■ Exercise prompt ■
Check each line of the listing for the string "this", count the lines that have it, and answer with that number only.

■ Exercise materials ■
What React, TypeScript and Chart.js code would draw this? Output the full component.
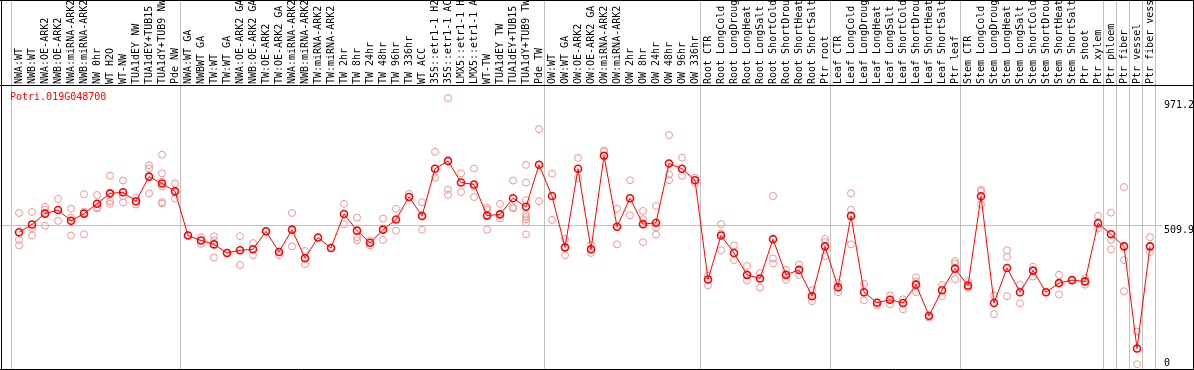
import React, { useEffect, useRef } from "react";
import { Chart, registerables } from "chart.js";

Chart.register(...registerables);

const geneId = "Potri.019G048700";

const categories: string[] = [
  "NWA:WT", "NWB:WT", "NWA:OE-ARK2", "NWB:OE-ARK2", "NWA:miRNA-ARK2", "NWB:miRNA-ARK2",
  "NW 0hr", "WT H2O", "WT-NW", "TUA1dEY NW", "TUA1dEY+TUB15", "TUA1dY+TUB9 NW", "Pde NW",
  "NWA:WT GA", "NWBWT GA", "TW:WT", "TW:WT GA", "NWA:OE-ARK2 GA", "NWB:OE-ARK2 GA",
  "TW:OE-ARK2", "TW:OE-ARK2 GA", "NWA:miRNA-ARK2", "NWB:miRNA-ARK2", "TW:miRNA-ARK2",
  "TW:miRNA-ARK2", "TW 2hr", "TW 8hr", "TW 24hr", "TW 48hr", "TW 96hr", "TW 336hr",
  "WT ACC", "35S::etr1-1 H2O", "35S::etr1-1 ACC", "LMX5::etr1-1 H2O", "LMX5::etr1-1 ACC",
  "WT-TW", "TUA1dEY TW", "TUA1dEY+TUB15", "TUA1dY+TUB9 TW", "Pde TW",
  "OW:WT", "OW:WT GA", "OW:OE-ARK2", "OW:OE-ARK2 GA", "OW:miRNA-ARK2", "OW:miRNA-ARK2",
  "OW 2hr", "OW 8hr", "OW 24hr", "OW 48hr", "OW 96hr", "OW 336hr",
  "Root CTR", "Root LongCold", "Root LongDrought", "Root LongHeat", "Root LongSalt",
  "Root ShortCold", "Root ShortDrought", "Root ShortHeat", "Root ShortSalt", "Ptr root",
  "Leaf CTR", "Leaf LongCold", "Leaf LongDrought", "Leaf LongHeat", "Leaf LongSalt",
  "Leaf ShortCold", "Leaf ShortDrought", "Leaf ShortHeat", "Leaf ShortSalt", "Ptr leaf",
  "Stem CTR", "Stem LongCold", "Stem LongDrought", "Stem LongHeat", "Stem LongSalt",
  "Stem ShortCold", "Stem ShortDrought", "Stem ShortHeat", "Stem ShortSalt", "Ptr shoot",
  "Ptr xylem", "Ptr phloem", "Ptr fiber", "Ptr vessel", "Ptr fiber vessel",
];

const means: number[] = [
  484.7, 513.5, 553.2, 566.5, 526.8, 553.2, 589.2, 627.7, 631.4, 598.9, 689.0, 663.8, 635.0,
  472.8, 454.8, 440.4, 409.0, 418.7, 422.3, 488.3, 412.6, 494.4, 389.9, 465.6, 427.0, 552.1,
  490.8, 446.1, 494.4, 531.5, 614.4, 544.9, 717.8, 746.7, 667.4, 660.2, 545.9, 550.6, 609.7,
  578.4, 732.3,
  618.0, 429.5, 717.8, 422.3, 765.8, 505.2, 609.7, 514.6, 519.6, 736.9, 717.8, 675.7,
  311.7, 472.8, 409.0, 328.6, 315.3, 459.5, 328.6, 346.7, 250.5, 433.2,
  282.9, 544.9, 264.9, 226.3, 237.1, 225.2, 292.6, 178.4, 272.1, 351.4,
  289.0, 616.9, 225.2, 353.9, 264.9, 344.1, 264.9, 298.4, 309.2, 304.5, 518.2,
  477.5, 433.2, 58.4, 433.2,
];

const replicates: number[][] = [
  [555.7, 456.9, 436.8], [559.3, 500.2, 472.8], [578.4, 568.7, 508.8], [607.2, 526.8],
  [571.2, 538.7, 472.8], [624.1, 560.4, 477.5], [621.6, 577.3, 572.3], [692.6, 598.9, 589.2],
  [674.6, 616.9, 593.9], [610.8, 586.7], [730.8, 718.9, 627.7],
  [769.4, 700.9, 671.0, 653.0, 595.3, 590.3], [663.8, 608.3],
  [472.8], [466.7, 442.5], [470.3, 454.8, 392.1], [409.0], [470.3, 364.7], [445.0, 400.7],
  [488.3], [400.7], [555.7, 433.2], [416.2, 368.3], [465.6], [427.0], [589.2, 514.6],
  [538.7, 466.7, 454.8], [454.8, 436.8], [535.1, 456.9], [571.2, 490.8], [625.2],
  [595.3, 494.4], [780.2, 685.4], [977.3, 640.7, 622.7], [700.9, 632.4], [718.9, 653.0, 614.4],
  [574.8, 567.6, 494.4], [589.2, 535.1], [674.6, 577.3, 572.3],
  [732.3, 667.4, 602.5, 550.6, 541.3, 532.6, 520.7, 477.5], [863.1, 598.9],
  [699.8, 530.5], [460.5, 400.7], [757.5, 682.9], [438.9, 409.0], [784.9, 779.1],
  [571.2, 440.4], [675.7, 547.0], [562.9, 532.6, 448.6], [580.9, 502.7, 476.4],
  [841.4, 697.3, 675.7], [758.6, 692.6], [685.4, 664.9],
  [326.1, 290.1], [514.6, 481.1, 418.7], [436.8, 382.7], [361.1, 308.1], [334.4, 281.8],
  [618.0, 388.5, 370.5], [346.7, 310.6], [366.8, 328.6], [272.1, 232.4], [460.5, 448.6, 397.1],
  [298.4, 264.9], [627.7, 567.6, 440.4], [296.2, 235.0], [216.9], [253.0, 220.5],
  [238.6, 202.5], [320.0, 304.5, 264.9], [172.3], [291.2, 250.5], [379.1, 370.5, 312.8],
  [304.5, 280.4], [640.7, 635.0, 586.7], [253.0, 184.5], [418.7, 394.6, 250.5], [292.6, 224.1],
  [358.6, 322.5], [264.9], [328.6, 256.6], [309.2], [316.4, 292.6], [544.9, 499.1],
  [556.8, 456.9, 422.3], [650.5, 382.7, 268.5], [120.7, 0.7], [466.7, 412.6],
];

const groupBreaks: number[] = [0, 13, 41, 53, 63, 73, 84, 85, 86, 87, 88];
const yTickValues: number[] = [0, 509.9, 971.2];
const yTickLabels: string[] = ["0", "509.9", "971.2"];
const yGridValues: number[] = [509.9];
const Y_MAX = 1025.2;

const FONT = '10px "DejaVu Sans Mono", monospace';

const decorPlugin = {
  id: "decor",
  beforeDatasetsDraw(chart: any) {
    const { ctx } = chart;
    const x = chart.scales.x;
    const y = chart.scales.y;
    ctx.save();
    ctx.strokeStyle = "#c0c0c0";
    ctx.lineWidth = 1;
    ctx.beginPath();
    for (const b of groupBreaks) {
      const px = Math.round(x.getPixelForValue(b - 0.5) - 1.5) + 0.5;
      ctx.moveTo(px, 0);
      ctx.lineTo(px, chart.height);
    }
    for (const v of yGridValues) {
      const py = Math.round(y.getPixelForValue(v)) + 0.5;
      ctx.moveTo(0, py);
      ctx.lineTo(x.right + 6, py);
    }
    ctx.stroke();
    ctx.restore();
  },
  afterDraw(chart: any) {
    const { ctx } = chart;
    const x = chart.scales.x;
    const y = chart.scales.y;
    const W = chart.width;
    ctx.save();
    // frame
    ctx.strokeStyle = "#000";
    ctx.lineWidth = 1;
    ctx.beginPath();
    ctx.moveTo(0, 0.5); ctx.lineTo(W, 0.5);
    ctx.moveTo(0, 85.5); ctx.lineTo(W, 85.5);
    ctx.moveTo(0, 369.5); ctx.lineTo(W, 369.5);
    ctx.moveTo(1.5, 0); ctx.lineTo(1.5, 370);
    ctx.moveTo(W - 0.5, 0); ctx.lineTo(W - 0.5, 370);
    ctx.stroke();

    // header labels (rotated)
    ctx.font = FONT;
    ctx.fillStyle = "#000";
    ctx.textAlign = "left";
    ctx.textBaseline = "alphabetic";
    categories.forEach((lab, i) => {
      const px = x.getPixelForValue(i);
      ctx.save();
      ctx.translate(Math.round(px) + 3, 84);
      ctx.rotate(-Math.PI / 2);
      ctx.fillText(lab, 0, 0);
      ctx.restore();
    });

    // title
    ctx.fillStyle = "#ff0000";
    ctx.fillText(geneId, 10, 100);

    // y labels on the right
    ctx.fillStyle = "#000";
    yTickValues.forEach((v, k) => {
      const py = Math.round(y.getPixelForValue(v));
      const base = Math.min(py + 8, 366);
      ctx.fillText(yTickLabels[k], Math.round(x.right) + 7, base);
    });
    ctx.restore();
  },
};

export default function App() {
  const ref = useRef<HTMLCanvasElement>(null);
  useEffect(() => {
    document.body.style.margin = "0";
    const maxReps = Math.max(...replicates.map((r) => r.length));
    const repSets = [] as any[];
    for (let r = 0; r < maxReps; r++) {
      repSets.push({
        type: "line",
        label: "rep" + r,
        data: categories.map((_, i) => (replicates[i][r] !== undefined ? replicates[i][r] : null)),
        showLine: false,
        pointRadius: 3.5,
        pointBorderWidth: 1,
        pointBorderColor: "#ef9696",
        pointBackgroundColor: "rgba(255,255,255,0)",
        order: 1,
        clip: false,
      });
    }
    const chart = new Chart(ref.current as HTMLCanvasElement, {
      type: "line",
      data: {
        labels: categories,
        datasets: [
          {
            label: geneId,
            data: means,
            borderColor: "#ff0000",
            borderWidth: 1,
            tension: 0,
            pointRadius: 3.5,
            pointBorderWidth: 1.6,
            pointBorderColor: "#ff0000",
            pointBackgroundColor: "rgba(255,255,255,0)",
            order: 0,
            clip: false,
          } as any,
          ...repSets,
        ],
      },
      options: {
        animation: false,
        responsive: false,
        events: [],
        layout: { padding: { left: 12.5, right: 37.5, top: 85, bottom: 0.5 } },
        plugins: { legend: { display: false }, tooltip: { enabled: false } },
        scales: {
          x: { type: "category", offset: true, display: false },
          y: { type: "linear", min: 0, max: Y_MAX, display: false },
        },
      },
      plugins: [decorPlugin],
    });
    return () => chart.destroy();
  }, []);
  return (
    <div style={{ position: "fixed", left: 0, top: 0, width: 1194, height: 370, background: "#fff" }}>
      <canvas ref={ref} width={1194} height={370} style={{ display: "block", width: 1194, height: 370 }} />
    </div>
  );
}
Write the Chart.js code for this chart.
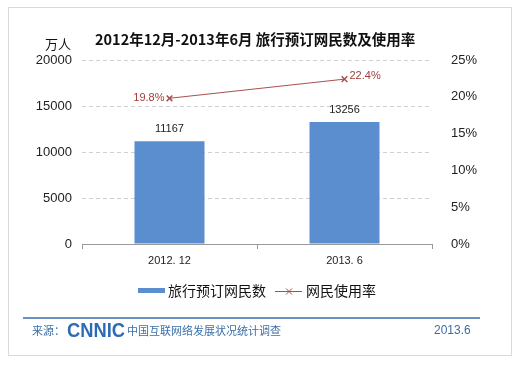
<!DOCTYPE html>
<html>
<head>
<meta charset="utf-8">
<script src="https://cdn.jsdelivr.net/npm/chart.js@4"></script>
<style>
  html, body { margin: 0; padding: 0; background: #fff; }
  #wrap { position: relative; width: 523px; height: 366px; }
</style>
</head>
<body>
<div id="wrap"><canvas id="chart" width="523" height="366"></canvas></div>
<script>
// data
const periods = ["2012. 12", "2013. 6"];
const users = [11167, 13256];          // 旅行预订网民数（万人）
const usageRate = [19.8, 22.4];        // 网民使用率 (%)
const leftTicks = [0, 5000, 10000, 15000, 20000];

const FONT = "'Liberation Sans', 'Noto Sans CJK SC', sans-serif";
const CJK = "'Noto Sans CJK SC', 'Liberation Sans', sans-serif";
const barColor = "#5b8ecf";
const lineColor = "#a8504c";

const extras = {
  id: "extras",
  beforeDraw(chart) {
    const c = chart.ctx;
    c.save();
    c.fillStyle = "#fff";
    c.fillRect(0, 0, chart.width, chart.height);
    c.strokeStyle = "#d9d9d9";
    c.lineWidth = 1;
    c.strokeRect(8.5, 7.5, 503, 348);
    c.restore();
  },
  afterDraw(chart) {
    const c = chart.ctx;
    c.save();
    // title
    c.fillStyle = "#111";
    c.font = "bold 14.5px " + CJK;
    c.textAlign = "left";
    c.textBaseline = "middle";
    c.fillText("2012年12月-2013年6月 旅行预订网民数及使用率", 95, 39);
    c.font = "13px " + CJK;
    c.fillText("万人", 45, 44);

    // value labels
    const barMeta = chart.getDatasetMeta(0);
    c.font = "11px " + FONT;
    c.fillStyle = "#222";
    c.textAlign = "center";
    barMeta.data.forEach((b, i) => {
      c.fillText(String(users[i]), b.x, b.y - 12);
    });
    const lineMeta = chart.getDatasetMeta(1);
    c.fillStyle = "#a33e3a";
    lineMeta.data.forEach((p, i) => {
      const t = usageRate[i].toFixed(1) + "%";
      if (i === 0) { c.textAlign = "right"; c.fillText(t, p.x - 5, p.y); }
      else { c.textAlign = "left"; c.fillText(t, p.x + 5, p.y - 3); }
    });

    // legend
    c.fillStyle = barColor;
    c.fillRect(138, 288, 27, 5);
    c.fillStyle = "#111";
    c.font = "14px " + CJK;
    c.textAlign = "left";
    c.fillText("旅行预订网民数", 168, 291);
    c.strokeStyle = lineColor;
    c.lineWidth = 1;
    c.beginPath(); c.moveTo(275, 291.5); c.lineTo(302, 291.5); c.stroke();
    c.beginPath();
    c.moveTo(286, 288.5); c.lineTo(292, 294.5);
    c.moveTo(292, 288.5); c.lineTo(286, 294.5);
    c.stroke();
    c.fillText("网民使用率", 306, 291);

    // footer
    c.strokeStyle = "#6a92c0";
    c.lineWidth = 2;
    c.beginPath(); c.moveTo(23, 318); c.lineTo(480, 318); c.stroke();
    c.fillStyle = "#3b6fa9";
    c.font = "11px " + CJK;
    c.fillText("来源：", 32, 331);
    c.font = "bold 20px " + FONT;
    c.fillStyle = "#2d6bb3";
    const w = c.measureText("CNNIC").width;
    c.save();
    c.translate(67, 331);
    c.scale(58 / w, 1);
    c.fillText("CNNIC", 0, 0);
    c.restore();
    c.font = "11px " + CJK;
    c.fillStyle = "#3b6fa9";
    c.fillText("中国互联网络发展状况统计调查", 127, 331);
    c.font = "12px " + FONT;
    c.fillText("2013.6", 434, 331);
    c.restore();
  }
};

new Chart(document.getElementById("chart"), {
  type: "bar",
  data: {
    labels: periods,
    datasets: [{
      label: "旅行预订网民数",
      data: users,
      backgroundColor: barColor,
      barPercentage: 0.4,
      categoryPercentage: 1,
      yAxisID: "y",
      order: 2
    }, {
      type: "line",
      label: "网民使用率",
      data: usageRate,
      borderColor: lineColor,
      borderWidth: 1,
      pointStyle: "crossRot",
      pointRadius: 4,
      pointBorderColor: lineColor,
      pointBorderWidth: 1.5,
      yAxisID: "y2",
      order: 1
    }]
  },
  options: {
    responsive: false,
    animation: false,
    layout: { padding: { top: 60, left: 0, right: 0, bottom: 0 } },
    plugins: { legend: { display: false }, title: { display: false }, tooltip: { enabled: false } },
    scales: {
      x: {
        afterFit(s) { s.height = 122; },
        grid: { display: true, drawOnChartArea: false, tickLength: 5, color: "#999" },
        border: { color: "#999" },
        ticks: { font: { family: FONT, size: 11 }, color: "#222", padding: 5 }
      },
      y: {
        position: "left",
        min: 0, max: 20000,
        afterFit(s) { s.width = 82; },
        afterBuildTicks(s) { s.ticks = leftTicks.map(v => ({ value: v })); },
        grid: { color: "#d0d0d0", tickLength: 0, drawTicks: false },
        border: { display: false, dash: [4, 3] },
        ticks: { font: { family: FONT, size: 13 }, color: "#222", padding: 10,
                 callback: v => String(v) }
      },
      y2: {
        position: "right",
        min: 0, max: 25,
        afterFit(s) { s.width = 91; },
        grid: { display: false },
        border: { display: false },
        ticks: { stepSize: 5, font: { family: FONT, size: 13 }, color: "#222", padding: 11,
                 callback: v => v + "%" }
      }
    }
  },
  plugins: [extras]
});
</script>
</body>
</html>
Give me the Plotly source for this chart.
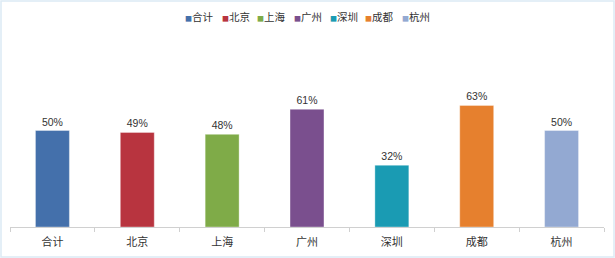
import plotly.graph_objects as go

categories = ["合计", "北京", "上海", "广州", "深圳", "成都", "杭州"]
values = [0.50, 0.49, 0.48, 0.61, 0.32, 0.63, 0.50]
colors = ["#4470AB", "#B8343F", "#7FAB48", "#7A4F8E", "#1A9BB3", "#E6802E", "#93A9D2"]

W, H = 615, 258
ML, MR, MT, MB = 10, 11, 34, 31
PW, PH = W - ML - MR, H - MT - MB

cjk = "Noto Sans CJK SC, sans-serif"
latin = "Liberation Sans, Arial, sans-serif"

fig = go.Figure()
for c, v, col in zip(categories, values, colors):
    fig.add_trace(go.Bar(
        x=[c], y=[v], name=c, width=0.4,
        marker=dict(color=col, line=dict(color="rgba(255,255,255,0.35)", width=1)),
        text=[f"{round(v*100)}%"], textposition="outside",
        textfont=dict(size=10.5, color="#333333", family=latin),
        cliponaxis=False, showlegend=False,
    ))

# custom compact legend
annotations = []
step = 36
n = len(categories)
for i, (c, col) in enumerate(zip(categories, colors)):
    cx_px = W / 2 + (i - (n - 1) / 2) * step
    annotations.append(dict(
        xref="paper", yref="paper",
        x=(cx_px - ML) / PW, y=1 + (MT - 17) / PH,
        xanchor="center", yanchor="middle", showarrow=False,
        text=f"<span style='font-size:7px;color:{col}'>■</span>{c}",
        font=dict(size=10.5, color="#333333", family=cjk),
    ))

fig.update_layout(
    width=W, height=H,
    margin=dict(l=ML, r=MR, t=MT, b=MB),
    barmode="overlay",
    paper_bgcolor="white", plot_bgcolor="white",
    font=dict(family=cjk, size=11, color="#333333"),
    showlegend=False,
    annotations=annotations,
    xaxis=dict(showline=True, linecolor="#d0d0d0", linewidth=1, ticks="outside",
               tickson="boundaries", ticklen=4, tickcolor="#d0d0d0",
               ticklabelstandoff=5,
               tickfont=dict(size=11, color="#333333", family=cjk), showgrid=False),
    yaxis=dict(range=[0, 1], visible=False, showgrid=False, fixedrange=True),
    shapes=[dict(type="rect", xref="paper", yref="paper",
                 x0=-(ML - 1) / PW, x1=1 + (MR - 1) / PW,
                 y0=-(MB - 1) / PH, y1=1 + (MT - 1) / PH,
                 line=dict(color="#dceaf5", width=1.5),
                 fillcolor="rgba(0,0,0,0)", layer="below")],
)
fig.write_html("out.html")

■ Finished task ■
3